Voice biometrics software outperforms humans in courtroom setting
Forensic voice-comparison software based on speaker recognition algorithms has outperformed all listeners in a test conducted by Aston University researchers.
The findings of the biometrics research, contained in a paper titled ‘Speaker identification in courtroom contexts — Part I’ were recently published in the journal Forensic Science International.
The team behind the paper pitted 226 listeners against forensic voice biometrics code — the goal: transcribing a recording in two contexts. The first was a telephone call with background office noise and the second was a recording in which a police officer interviewed a suspect in an echoey room with background ventilation noise.
Some listeners were familiar with the language and accent spoken in the recordings, some were familiar with the language but were less familiar with the accent and others were less familiar with the language.
The research also reflects different courtroom contexts. In the phone call, subjects made judgments based only on listening, and in another, they formed judgments based on listening to the recordings and considering the likelihood-ratio values by the forensic voice comparison algorithm.

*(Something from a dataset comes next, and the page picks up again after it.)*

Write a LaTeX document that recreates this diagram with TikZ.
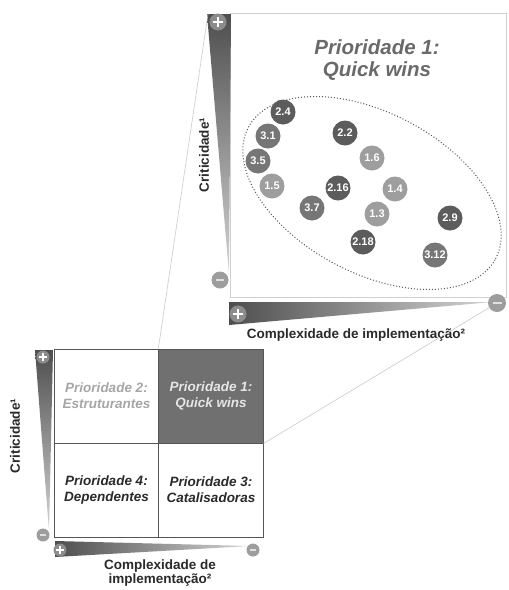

According to the scientists, the software performed better than the listeners.
“Past experiences where we have successfully recognized familiar speakers, such as family members or friends, can lead us to believe that we are better at identifying unfamiliar voices than we really are,” says contributing author Kristy Martire, with the School of Psychology at the University of New South Wales.
“This study shows that whatever ability a listener may have in recognizing familiar speakers, their ability to identify unfamiliar speakers is unlikely to be better than a forensic voice comparison system.”
This is important because expert testimony is only admissible in common law if it will assist the trier of fact in making a decision that they would not be able to make unaided.
“A few years ago, when I was testifying in a court case, I was asked by a lawyer why the judge couldn’t just listen to the recordings and make a decision. Wouldn’t the judge do better than the forensic voice comparison system that I had used?” says corresponding author Geoffrey Stewart Morrison, director of the Forensic Data Science Laboratory at Aston University.
Morrison says he expected the algorithm to best some subjects, “but I was surprised when it actually performed better than all of them. I’m happy that we now have such a clear answer to the question asked by the lawyer.”
The judge or jury’s speaker identification was less accurate than the forensic scientist’s forensic voice biometrics, which would argue for admitting the system’s results in court.
“Unequivocal scientific findings are that identification of unfamiliar speakers by listeners is unexpectedly difficult and much more error-prone than judges and others have appreciated,” warns contributing author Gary Edmond, a professor at the School of Law in University of New South Wales.
“We should not encourage or enable non-experts, including judges and jurors, to engage in unduly error-prone speaker identification. Instead, we should seek the services of real experts: specialist forensic scientists who employ empirically validated and demonstrably reliable forensic voice comparison systems.”
The research team behind the paper included forensic data scientists, as well as legal scholars, experimental psychologists and phoneticians based in the United Kingdom, Australia and Chile.